A few days ago, I started this blog with the lesson of Matajuro. A student learns…
In the account, we see a student who wants to be come a great swordsman, but anxious to how long it will take. Through time he eventually learns that not only is the journey shorter than he ever imagined; but that it was his ardent desire to reach the finish line quickly that stood in his way. Once he accepted the truth from his teacher and submitted to the process totally, was he able to actually become the master swordsman he desired.
Why does this story resound with me? How many times have we run into people who wish for a change in their personal situations? Perhaps it is their weight, maybe it is their personal finances, or maybe it is the mastery of some task or skill set. What do we see these ones often do? We see them hit the internet, bookstores, reach out to consultants, trainers, and gurus; often asking the same question that Matajuro asked: “How long will it take to….” We then see them try to do everything possible, except submitting to the actual journey, in an attempt to get to the end quickly.
If they are lucky, they will run into a master that will tell them the truth; that the time to the end point is dependent upon the mental and emotional attitude of the student and not inherent in the path itself. It is the journey that conveys the title of master, not the speed at which you traverse it.

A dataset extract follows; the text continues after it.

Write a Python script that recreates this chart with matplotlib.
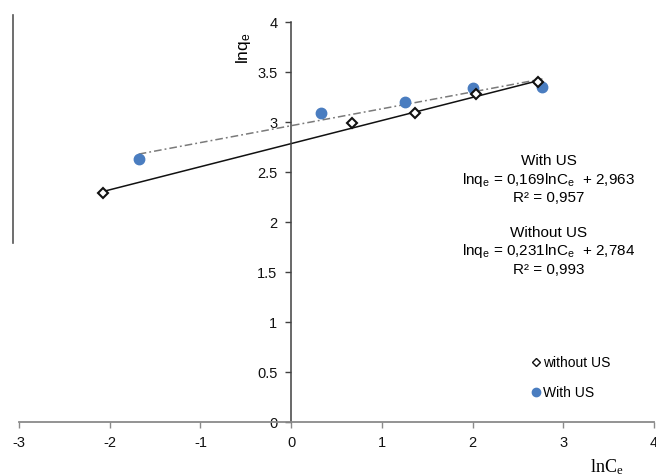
import matplotlib
matplotlib.use("Agg")
import matplotlib.pyplot as plt
from matplotlib.lines import Line2D
import numpy as np

plt.rcParams['font.family'] = ['Liberation Sans', 'DejaVu Sans']
plt.rcParams['mathtext.default'] = 'regular'

# Freundlich isotherm data (ln Ce vs ln qe)
lnCe_without = [-2.07, 0.67, 1.37, 2.04, 2.72]
lnqe_without = [2.29, 2.99, 3.09, 3.28, 3.40]
lnCe_with = [-1.68, 0.33, 1.26, 2.00, 2.77]
lnqe_with = [2.63, 3.09, 3.20, 3.34, 3.35]

# Linear fits
slope_with, icpt_with, r2_with = 0.169, 2.963, 0.957
slope_without, icpt_without, r2_without = 0.231, 2.784, 0.993

xticks = [-3, -2, -1, 0, 1, 2, 3, 4]
yticks = [0, 0.5, 1, 1.5, 2, 2.5, 3, 3.5, 4]

W, H = 656, 476
fig = plt.figure(figsize=(W / 100, H / 100), dpi=100)
ax = fig.add_axes([19/W, (H-422)/H, (654-19)/W, 400/H])
ax.set_xlim(-3, 4)
ax.set_ylim(0, 4)

for side in ('top', 'right'):
    ax.spines[side].set_visible(False)
ax.spines['left'].set_position(('data', 0))
ax.spines['bottom'].set_position(('data', 0))
ax.spines['left'].set_color('#404040')
ax.spines['bottom'].set_color('#8a8a8a')
ax.spines['left'].set_linewidth(1.1)
ax.spines['bottom'].set_linewidth(1.3)

ax.set_xticks(xticks)
ax.set_yticks(yticks)
ax.set_xticklabels([f"{t:g}" for t in xticks])
ax.set_yticklabels([f"{t:g}" for t in yticks])
ax.tick_params(axis='x', direction='out', length=4, width=1, color='#8a8a8a',
               labelsize=10.5, pad=6, labelcolor='#111111')
ax.tick_params(axis='y', direction='out', length=4, width=1, color='#404040',
               labelsize=10.5, pad=6, labelcolor='#111111')

# Trend lines over the range of each series
xw = np.array([min(lnCe_with), max(lnCe_with)])
ax.plot(xw, slope_with * xw + icpt_with, color='#7a7a7a', lw=1.1,
        linestyle=(0, (5, 2, 1.2, 2)), zorder=2)
xo = np.array([min(lnCe_without), max(lnCe_without)])
ax.plot(xo, slope_without * xo + icpt_without, color='#111111', lw=1.1, zorder=2)

ax.plot(lnCe_with, lnqe_with, linestyle='none', marker='o', markersize=7.5,
        color='#4a7dc0', markeredgecolor='#4a7dc0', zorder=3)
ax.plot(lnCe_without, lnqe_without, linestyle='none', marker='D', markersize=5,
        markerfacecolor='white', markeredgecolor='#111111', markeredgewidth=1.5,
        zorder=4)


def fmt(v):
    return f"{v:.3f}".replace('.', ',')


# Fit equations
tx = 2.84
ax.text(tx, 2.61, "With US", ha='center', va='center', fontsize=11)
ax.text(tx, 2.42, f"lnq$_e$ = {fmt(slope_with)}lnC$_e$  + {fmt(icpt_with)}",
        ha='center', va='center', fontsize=11)
ax.text(tx, 2.24, f"R² = {fmt(r2_with)}", ha='center', va='center', fontsize=11)
ax.text(tx, 1.89, "Without US", ha='center', va='center', fontsize=11)
ax.text(tx, 1.71, f"lnq$_e$ = {fmt(slope_without)}lnC$_e$  + {fmt(icpt_without)}",
        ha='center', va='center', fontsize=11)
ax.text(tx, 1.52, f"R² = {fmt(r2_without)}", ha='center', va='center', fontsize=11)

# Axis titles
ax.text(-0.53, 3.74, "lnq$_e$", rotation=90, ha='center', va='center',
        fontsize=12.5)
ax.text(3.48, -0.45, "lnC$_e$", ha='center', va='center', fontsize=13,
        family='Liberation Serif', clip_on=False)

handles = [
    Line2D([], [], linestyle='none', marker='D', markersize=4.5,
           markerfacecolor='white', markeredgecolor='#111111', markeredgewidth=1.0),
    Line2D([], [], linestyle='none', marker='o', markersize=6,
           color='#4a7dc0'),
]
ax.legend(handles, ['without US', 'With US'], loc='upper left',
          bbox_to_anchor=(532/W, 1 - 356/H), bbox_transform=fig.transFigure,
          frameon=False, fontsize=10, handlelength=0.6, handletextpad=0.2,
          labelspacing=1.12, borderpad=0, borderaxespad=0)

# Left border rule
fig.add_artist(Line2D([13/W, 13/W], [1 - 15/H, 1 - 243/H],
                      transform=fig.transFigure, color='#555555', lw=1.2))

fig.savefig("out.png", dpi=100)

This is a lesson that is often lost in many of the conference and board rooms I have had the opportunity to work in. In these settings, vendors promise the latest technology, governance practices, or personnel structures. These become the golden dreams that CEOs and Presidents too often solely focus on. All of which may do exactly what the vendors and consultants claim. These ephemeral dreams inevitably spawn work teams who will frantically push organizations into implementing the “Golden Solution of the Month”. And once the project tracking sheets have been closed out; the final checks signed and disbursed; the agency looks, feels, and operates exactly the same way.
But a Warrior CIO knows this and will always speak the truth to his CEO and colleagues; that a maddening desire to quickly reach the finish line without regards to the original motivations of the journey, never results in a quick finish. And more often then not, will bring you right back to your starting line.